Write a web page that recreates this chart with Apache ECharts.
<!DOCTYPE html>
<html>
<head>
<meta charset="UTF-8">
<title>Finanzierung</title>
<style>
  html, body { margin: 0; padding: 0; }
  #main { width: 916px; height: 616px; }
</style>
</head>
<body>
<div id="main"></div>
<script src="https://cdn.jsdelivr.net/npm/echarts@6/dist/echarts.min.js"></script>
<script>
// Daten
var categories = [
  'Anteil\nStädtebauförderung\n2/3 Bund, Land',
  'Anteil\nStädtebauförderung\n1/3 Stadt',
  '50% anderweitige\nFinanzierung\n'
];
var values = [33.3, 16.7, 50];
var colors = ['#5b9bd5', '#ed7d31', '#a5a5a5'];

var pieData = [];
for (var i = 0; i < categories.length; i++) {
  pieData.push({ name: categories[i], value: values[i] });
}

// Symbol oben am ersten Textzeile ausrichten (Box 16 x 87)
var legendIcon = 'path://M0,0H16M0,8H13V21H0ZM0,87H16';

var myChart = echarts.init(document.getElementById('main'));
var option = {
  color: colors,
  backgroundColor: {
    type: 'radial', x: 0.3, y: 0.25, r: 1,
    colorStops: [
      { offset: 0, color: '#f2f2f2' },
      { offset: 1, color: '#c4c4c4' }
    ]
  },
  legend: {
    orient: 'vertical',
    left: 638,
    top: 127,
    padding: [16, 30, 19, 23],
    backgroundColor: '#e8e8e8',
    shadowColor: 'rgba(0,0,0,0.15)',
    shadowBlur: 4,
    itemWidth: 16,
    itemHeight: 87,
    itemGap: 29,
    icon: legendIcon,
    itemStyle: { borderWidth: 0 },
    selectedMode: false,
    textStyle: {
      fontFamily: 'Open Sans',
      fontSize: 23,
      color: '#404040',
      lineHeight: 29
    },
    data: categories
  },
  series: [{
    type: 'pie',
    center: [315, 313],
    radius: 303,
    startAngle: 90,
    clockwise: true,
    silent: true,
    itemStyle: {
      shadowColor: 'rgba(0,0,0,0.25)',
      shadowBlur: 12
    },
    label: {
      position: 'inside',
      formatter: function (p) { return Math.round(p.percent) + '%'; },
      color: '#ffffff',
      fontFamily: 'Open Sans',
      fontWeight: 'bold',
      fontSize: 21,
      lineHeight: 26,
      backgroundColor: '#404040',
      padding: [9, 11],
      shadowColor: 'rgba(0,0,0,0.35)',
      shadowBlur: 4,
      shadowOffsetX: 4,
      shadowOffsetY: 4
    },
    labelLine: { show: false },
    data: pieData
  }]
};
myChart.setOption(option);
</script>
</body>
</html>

== == ==

▶ _The task_
Without changing a word, restate the whole listing.

▶ _Output of the exercise_
Write a web page that recreates this chart with Apache ECharts.
<!DOCTYPE html>
<html>
<head>
<meta charset="UTF-8">
<title>Finanzierung</title>
<style>
  html, body { margin: 0; padding: 0; }
  #main { width: 916px; height: 616px; }
</style>
</head>
<body>
<div id="main"></div>
<script src="https://cdn.jsdelivr.net/npm/echarts@6/dist/echarts.min.js"></script>
<script>
// Daten
var categories = [
  'Anteil\nStädtebauförderung\n2/3 Bund, Land',
  'Anteil\nStädtebauförderung\n1/3 Stadt',
  '50% anderweitige\nFinanzierung\n'
];
var values = [33.3, 16.7, 50];
var colors = ['#5b9bd5', '#ed7d31', '#a5a5a5'];

var pieData = [];
for (var i = 0; i < categories.length; i++) {
  pieData.push({ name: categories[i], value: values[i] });
}

// Symbol oben am ersten Textzeile ausrichten (Box 16 x 87)
var legendIcon = 'path://M0,0H16M0,8H13V21H0ZM0,87H16';

var myChart = echarts.init(document.getElementById('main'));
var option = {
  color: colors,
  backgroundColor: {
    type: 'radial', x: 0.3, y: 0.25, r: 1,
    colorStops: [
      { offset: 0, color: '#f2f2f2' },
      { offset: 1, color: '#c4c4c4' }
    ]
  },
  legend: {
    orient: 'vertical',
    left: 638,
    top: 127,
    padding: [16, 30, 19, 23],
    backgroundColor: '#e8e8e8',
    shadowColor: 'rgba(0,0,0,0.15)',
    shadowBlur: 4,
    itemWidth: 16,
    itemHeight: 87,
    itemGap: 29,
    icon: legendIcon,
    itemStyle: { borderWidth: 0 },
    selectedMode: false,
    textStyle: {
      fontFamily: 'Open Sans',
      fontSize: 23,
      color: '#404040',
      lineHeight: 29
    },
    data: categories
  },
  series: [{
    type: 'pie',
    center: [315, 313],
    radius: 303,
    startAngle: 90,
    clockwise: true,
    silent: true,
    itemStyle: {
      shadowColor: 'rgba(0,0,0,0.25)',
      shadowBlur: 12
    },
    label: {
      position: 'inside',
      formatter: function (p) { return Math.round(p.percent) + '%'; },
      color: '#ffffff',
      fontFamily: 'Open Sans',
      fontWeight: 'bold',
      fontSize: 21,
      lineHeight: 26,
      backgroundColor: '#404040',
      padding: [9, 11],
      shadowColor: 'rgba(0,0,0,0.35)',
      shadowBlur: 4,
      shadowOffsetX: 4,
      shadowOffsetY: 4
    },
    labelLine: { show: false },
    data: pieData
  }]
};
myChart.setOption(option);
</script>
</body>
</html>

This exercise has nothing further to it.